Stored records ->

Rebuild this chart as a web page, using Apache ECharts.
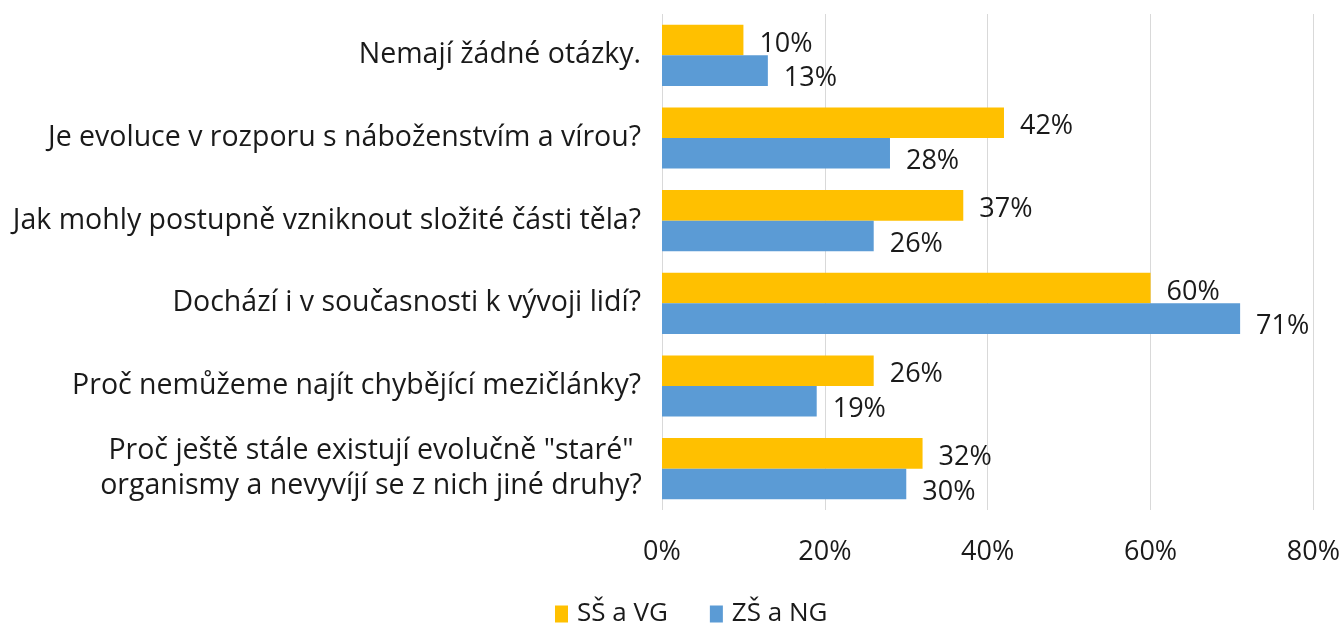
<!DOCTYPE html>
<html>
<head>
<meta charset="utf-8">
<script src="https://cdn.jsdelivr.net/npm/echarts@6/dist/echarts.min.js"></script>
<style>
  html, body { margin: 0; padding: 0; background: #fff; }
  #chart { width: 1343px; height: 625px; }
</style>
</head>
<body>
<div id="chart"></div>
<script>
// otázky (shora dolů)
const categories = [
  "Nemají žádné otázky.",
  "Je evoluce v rozporu s náboženstvím a vírou?",
  "Jak mohly postupně vzniknout složité části těla?",
  "Dochází i v současnosti k vývoji lidí?",
  "Proč nemůžeme najít chybějící mezičlánky?",
  "Proč ještě stále existují evolučně \"staré\"\norganismy a nevyvíjí se z nich jiné druhy?"
];
const seriesNames = ["SŠ a VG", "ZŠ a NG"];
const ssVg = [10, 42, 37, 60, 26, 32];
const zsNg = [13, 28, 26, 71, 19, 30];
const xTicks = [0, 20, 40, 60, 80];

const font = "'Open Sans', 'Liberation Sans', sans-serif";
const textColor = "#1a1a1a";
const chart = echarts.init(document.getElementById("chart"));

// popisky hodnot
function barLabel(dy) {
  return {
    show: true,
    position: "right",
    distance: 16,
    offset: [0, dy],
    formatter: "{c}%",
    color: textColor,
    fontFamily: font,
    fontSize: 27
  };
}

const options = {
  animation: false,
  textStyle: { fontFamily: font },
  color: ["#FFC000", "#5B9BD5"],
  grid: { left: 662, right: 29, top: 14, bottom: 115, containLabel: false },
  legend: {
    data: seriesNames,
    top: 596,
    left: 550,
    itemWidth: 13,
    itemHeight: 17,
    itemGap: 42,
    icon: "rect",
    textStyle: { color: textColor, fontSize: 26, fontFamily: font, padding: [0, 0, 0, 4] }
  },
  xAxis: {
    type: "value",
    min: xTicks[0],
    max: xTicks[xTicks.length - 1],
    interval: 20,
    axisLine: { show: false },
    axisTick: { show: false },
    splitLine: { lineStyle: { color: "#d9d9d9", width: 1 } },
    axisLabel: {
      formatter: "{value}%",
      margin: 29,
      color: textColor,
      fontSize: 27,
      fontFamily: font
    }
  },
  yAxis: {
    type: "category",
    inverse: true,
    data: categories,
    axisLine: { show: false },
    axisTick: { show: false },
    axisLabel: {
      margin: 21,
      color: textColor,
      fontSize: 28.5,
      lineHeight: 35,
      fontFamily: font,
      // dvouřádkový popisek má řádky na střed
      formatter: function (v) {
        if (v.indexOf("\n") < 0) return v;
        return v.split("\n").map(function (s) { return "{c|" + s + "}"; }).join("\n");
      },
      rich: {
        c: { width: 540, align: "center", fontSize: 28.5, lineHeight: 35, fontFamily: font, color: textColor }
      }
    }
  },
  series: [
    {
      name: seriesNames[0],
      type: "bar",
      data: ssVg,
      barGap: "0%",
      barCategoryGap: "26%",
      label: barLabel(4)
    },
    {
      name: seriesNames[1],
      type: "bar",
      data: zsNg,
      barGap: "0%",
      barCategoryGap: "26%",
      label: barLabel(8)
    }
  ]
};
chart.setOption(options);
window.onresize = function () {
  chart.resize();
};
</script>
</body>
</html>
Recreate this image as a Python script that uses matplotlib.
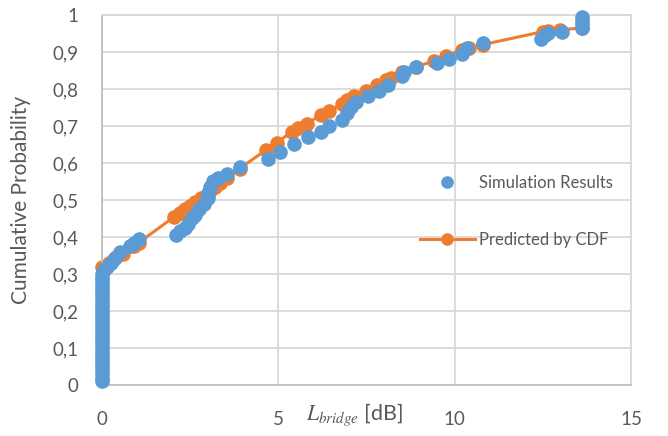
import matplotlib
matplotlib.use("Agg")
import matplotlib.pyplot as plt
from matplotlib.ticker import FuncFormatter, MultipleLocator

plt.rcParams["font.family"] = ["Lato", "DejaVu Sans"]
plt.rcParams["mathtext.fontset"] = "stix"

# simulation results (blue scatter)
sim_x = [0, 0, 0, 0, 0, 0, 0, 0, 0, 0,
         0, 0, 0, 0, 0, 0, 0, 0, 0, 0,
         0, 0, 0, 0, 0, 0, 0, 0, 0, 0,
         0.05, 0.15, 0.25, 0.35, 0.5, 0.8, 0.9, 1.05,
         2.1, 2.2, 2.35, 2.45, 2.55, 2.65, 2.75, 2.9, 3.0, 3.0, 3.05, 3.15, 3.3, 3.55, 3.9,
         4.7, 5.05, 5.45, 5.85, 6.2, 6.45, 6.8, 6.95, 7.05, 7.2, 7.55, 7.85, 8.1,
         8.5, 8.55, 8.9, 9.5, 9.85, 10.2, 10.35, 10.8,
         12.45, 12.55, 12.65, 13.05, 13.6, 13.6, 13.6, 13.6]
sim_y = [0.01, 0.02, 0.03, 0.04, 0.05, 0.06, 0.07, 0.08, 0.09, 0.10,
         0.11, 0.12, 0.13, 0.14, 0.15, 0.16, 0.17, 0.18, 0.19, 0.20,
         0.21, 0.22, 0.23, 0.24, 0.25, 0.26, 0.27, 0.28, 0.29, 0.30,
         0.31, 0.32, 0.33, 0.34, 0.36, 0.375, 0.385, 0.395,
         0.405, 0.415, 0.425, 0.435, 0.45, 0.46, 0.475, 0.49, 0.505, 0.52, 0.535, 0.55, 0.56, 0.57, 0.59,
         0.61, 0.63, 0.65, 0.67, 0.685, 0.70, 0.715, 0.735, 0.75, 0.765, 0.78, 0.795, 0.81,
         0.835, 0.845, 0.86, 0.87, 0.88, 0.895, 0.91, 0.925,
         0.935, 0.945, 0.95, 0.955, 0.965, 0.975, 0.985, 0.995]

# predicted by CDF (orange line with markers)
cdf_x = [0, 0.2, 0.4, 0.6, 0.9, 1.05,
         2.05, 2.2, 2.35, 2.5, 2.65, 2.8, 3.05, 3.2, 3.35, 3.55, 3.9,
         4.65, 4.95, 5.4, 5.55, 5.8, 6.2, 6.45, 6.8, 6.95, 7.15, 7.5, 7.8, 8.05, 8.2,
         8.5, 8.9, 9.4, 9.75, 10.2, 10.4, 10.8, 12.5, 12.65, 13.0, 13.6]
cdf_y = [0.32, 0.33, 0.345, 0.355, 0.375, 0.385,
         0.455, 0.465, 0.475, 0.485, 0.495, 0.505, 0.525, 0.535, 0.545, 0.56, 0.585,
         0.635, 0.655, 0.685, 0.695, 0.705, 0.73, 0.74, 0.76, 0.77, 0.78, 0.795, 0.81, 0.825, 0.83,
         0.845, 0.86, 0.875, 0.89, 0.905, 0.91, 0.92, 0.955, 0.957, 0.96, 0.965]

blue = "#5B9BD5"
orange = "#ED7D31"
grey = "#595959"
gridc = "#D9D9D9"

fig = plt.figure(figsize=(6.68, 4.36), dpi=100)
ax = fig.add_axes([0.1527, 0.117, 0.7919, 0.8486])

line_cdf, = ax.plot(cdf_x, cdf_y, color=orange, lw=2.2, marker="o", ms=9.5,
                    label="Predicted by CDF", zorder=2, clip_on=False)
pts_sim, = ax.plot(sim_x, sim_y, ls="none", color=blue, marker="o", ms=9.5,
                   label="Simulation Results", zorder=3, clip_on=False)

ax.set_xlim(0, 15)
ax.set_ylim(0, 1)
ax.xaxis.set_major_locator(MultipleLocator(5))
ax.yaxis.set_major_locator(MultipleLocator(0.1))


def comma(v, pos):
    s = f"{v:.1f}".rstrip("0").rstrip(".")
    return s.replace(".", ",")


ax.xaxis.set_major_formatter(FuncFormatter(comma))
ax.yaxis.set_major_formatter(FuncFormatter(comma))

ax.grid(True, color=gridc, lw=1.3, zorder=0)
ax.set_axisbelow(True)
for sp in ax.spines.values():
    sp.set_color(gridc)
    sp.set_linewidth(1.3)
ax.spines["left"].set_color("#BFBFBF")
ax.spines["bottom"].set_color("#BFBFBF")
ax.tick_params(length=0, labelsize=13.5, labelcolor=grey)
ax.tick_params(axis="y", pad=17)
ax.tick_params(axis="x", pad=19)

ax.set_ylabel("Cumulative Probability", fontsize=15, color=grey)
ax.yaxis.set_label_coords(-0.135, 0.5)
ax.set_xlabel(r"$L_{bridge}$" + " [dB]", fontsize=15.5, color=grey)
ax.xaxis.set_label_coords(0.478, -0.045)

ax.legend(handles=[pts_sim, line_cdf], loc="upper left",
          bbox_to_anchor=(0.601, 0.568), borderaxespad=0, borderpad=0,
          frameon=False, fontsize=12, handlelength=3.3, handletextpad=0.25,
          labelspacing=2.45, markerscale=0.85, labelcolor=grey)

fig.savefig("out.png", dpi=100)
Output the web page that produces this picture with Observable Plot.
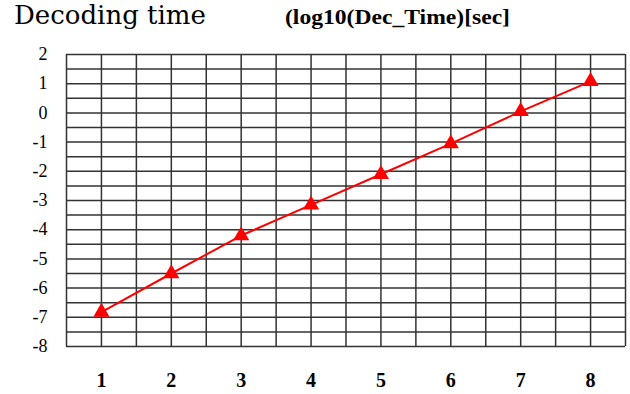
<!DOCTYPE html>
<html>
<head>
<meta charset="utf-8">
<script src="https://cdn.jsdelivr.net/npm/d3@7"></script>
<script src="https://cdn.jsdelivr.net/npm/@observablehq/plot@0.6"></script>
<style>
  html, body { margin: 0; padding: 0; background: #fff; }
  #wrap { width: 630px; height: 394px; position: relative; overflow: hidden; }
  #head { position: relative; height: 40px; }
  #t1 { position: absolute; left: 14px; top: 0px; font-family: 'DejaVu Serif', serif; font-size: 26px; color: #000; font-weight: normal; white-space: nowrap; }
  #t2 { position: absolute; left: 285px; top: 6px; font-family: 'Liberation Serif', serif; font-weight: bold; font-size: 20px; color: #000; white-space: nowrap; transform-origin: 0 0; transform: scaleX(1.18); }
  svg { display: block; }
  g[aria-label="x-axis tick label"], g[aria-label="x-axis tick label"] text { font-family: 'Liberation Serif', serif !important; font-size: 20px !important; font-weight: bold !important; }
  g[aria-label="y-axis tick label"], g[aria-label="y-axis tick label"] text { font-family: 'Liberation Serif', serif !important; font-size: 18px !important; }
</style>
</head>
<body>
<div id="wrap">
  <div id="head"><span id="t1">Decoding time</span><span id="t2">(log10(Dec_Time)[sec]</span></div>
  <div id="chart"></div>
</div>
<script>
const stages = [1, 2, 3, 4, 5, 6, 7, 8];
const logDecTime = [-6.82, -5.5, -4.2, -3.15, -2.1, -1.05, 0.05, 1.08];
const xTicks = [1, 2, 3, 4, 5, 6, 7, 8];
const yTicks = [2, 1, 0, -1, -2, -3, -4, -5, -6, -7, -8];
const xGrid = d3.range(0.5, 8.51, 0.5);
const yGrid = d3.range(-8, 2.01, 0.5);

const data = stages.map((s, i) => ({x: s, y: logDecTime[i]}));

const chart = Plot.plot({
  width: 630,
  height: 354,
  marginTop: 14,
  marginBottom: 48,
  marginLeft: 66,
  marginRight: 5,
  style: {fontFamily: "'Liberation Serif', serif", fontSize: "18px", color: "#000", background: "#fff"},
  x: {domain: [0.5, 8.5], label: null},
  y: {domain: [-8, 2], label: null},
  marks: [
    Plot.ruleX(xGrid, {stroke: "#333", strokeWidth: 1.5}),
    Plot.ruleY(yGrid, {stroke: "#333", strokeWidth: 1.5}),
    Plot.axisX({ticks: xTicks, tickSize: 0, tickPadding: 26, label: null, tickFormat: d => String(d)}),
    Plot.axisY({ticks: yTicks, tickSize: 0, tickPadding: 19, label: null, tickFormat: d => String(d)}),
    Plot.line(data, {x: "x", y: "y", stroke: "#ff0000", strokeWidth: 2}),
    Plot.dot(data, {x: "x", y: "y", symbol: "triangle", r: 6, fill: "#ff0000", stroke: "none"})
  ]
});
document.getElementById("chart").appendChild(chart);
</script>
</body>
</html>
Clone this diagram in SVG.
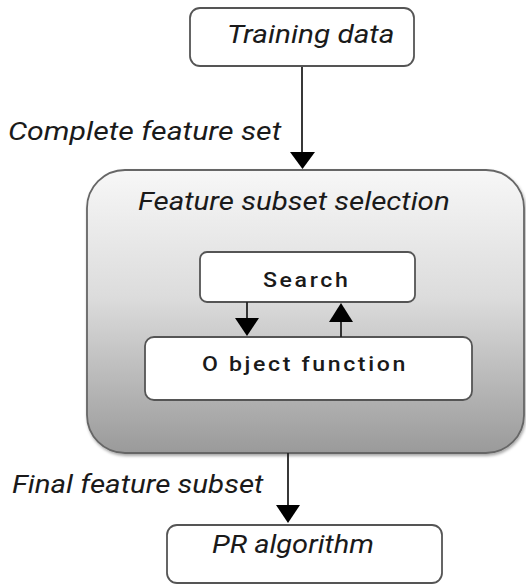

What is expected ->
Pick out each line containing the string "matplotlib" and copy it.

Solution for this task ->
Recreate this image as a Python script that uses matplotlib.
import matplotlib
matplotlib.use("Agg")
import matplotlib.pyplot as plt
from matplotlib.ticker import FuncFormatter, MultipleLocator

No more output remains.